Second is the subject. The committee, whose full name is the Select Committee on the Strategic Competition Between the United States and the Chinese Communist Party, is meant to train lawmakers’ focus on the United States’ economic and military rivalry with China. And this is something that in recent years both parties have been able to get behind.
Alliance for American Manufacturing (AAM) President Scott Paul testified at its first hearing, and the committee has done a lot since then. Here’s how Politico described its work in a recent article:
The committee launched in January (2023) with a two-year mandate and quickly produced bipartisan legislative proposals on Taiwan, fentanyl, human rights and countering China’s growing military might. That turned into bills targeting everything from U.S. investment in China and the so-called de minimis import tax loophole amid partisan impasse elsewhere in Washington, which have bipartisan support and are expected to pass into law.

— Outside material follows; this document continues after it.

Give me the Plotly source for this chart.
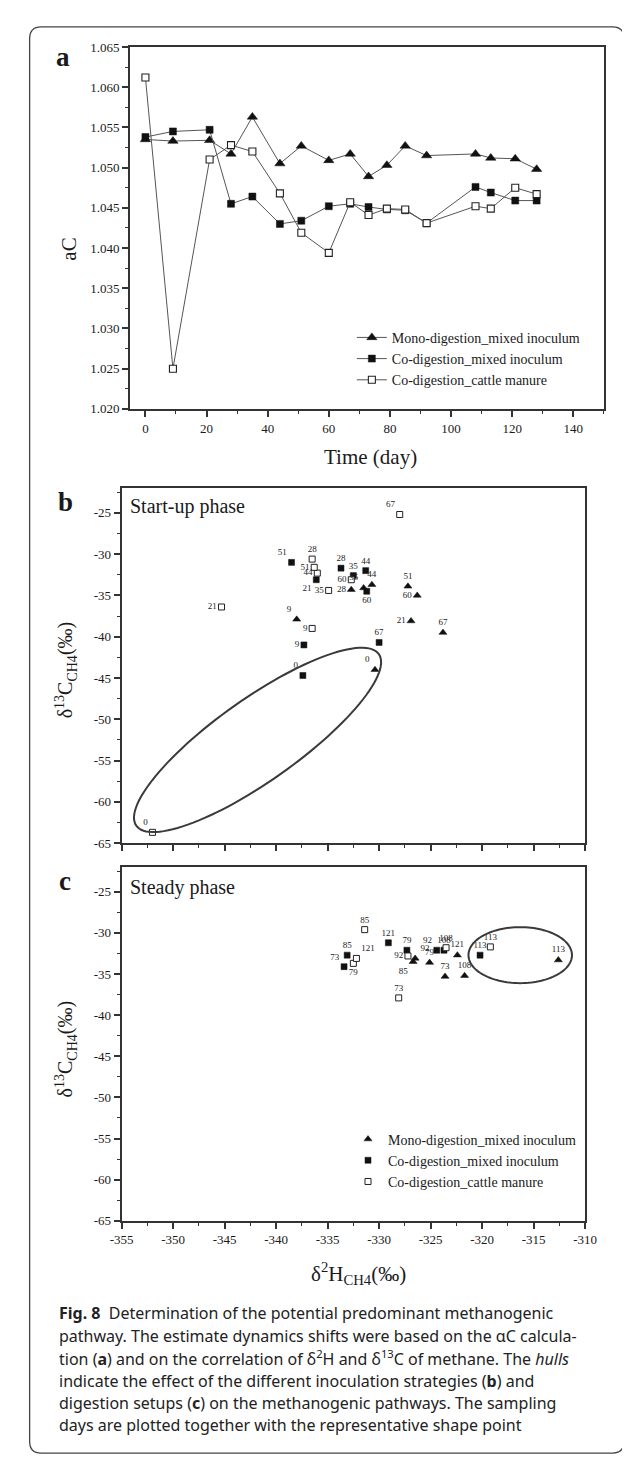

The China committee has been “by far the least partisan” on Capitol Hill, said Rush Doshi, former National Security Council official on China policy in the Biden administration.
It was never a sure thing that the China committee would be back. That Politico article, for example, argues the bipartisan juice that made the committee go was at risk after Republicans won both chambers of Congress and the White House in the 2024 elections.
But back it is. AAM stumped for it in a letter to Speaker of the House Mike Johnson (R-LA) last month. And its spirit of bipartisanship is what we stressed, too:
The Select Committee is uniquely equipped to represent the shared concern among Americans regarding the economic and security challenges presented by the policies of the CCP. Thus, as the 119th Congress approaches, we hope that the Select Committee will continue its bipartisan work on identifying and examining key issues and policies in the U.S.-China bilateral relationship so that committees of jurisdiction are better positioned to advance legislative solutions to those challenges.
Suffice to say, the U.S.-China bilateral relationship is deeply important and deserves congressional attention. We’ll be watching the committee’s agenda closely in the coming months.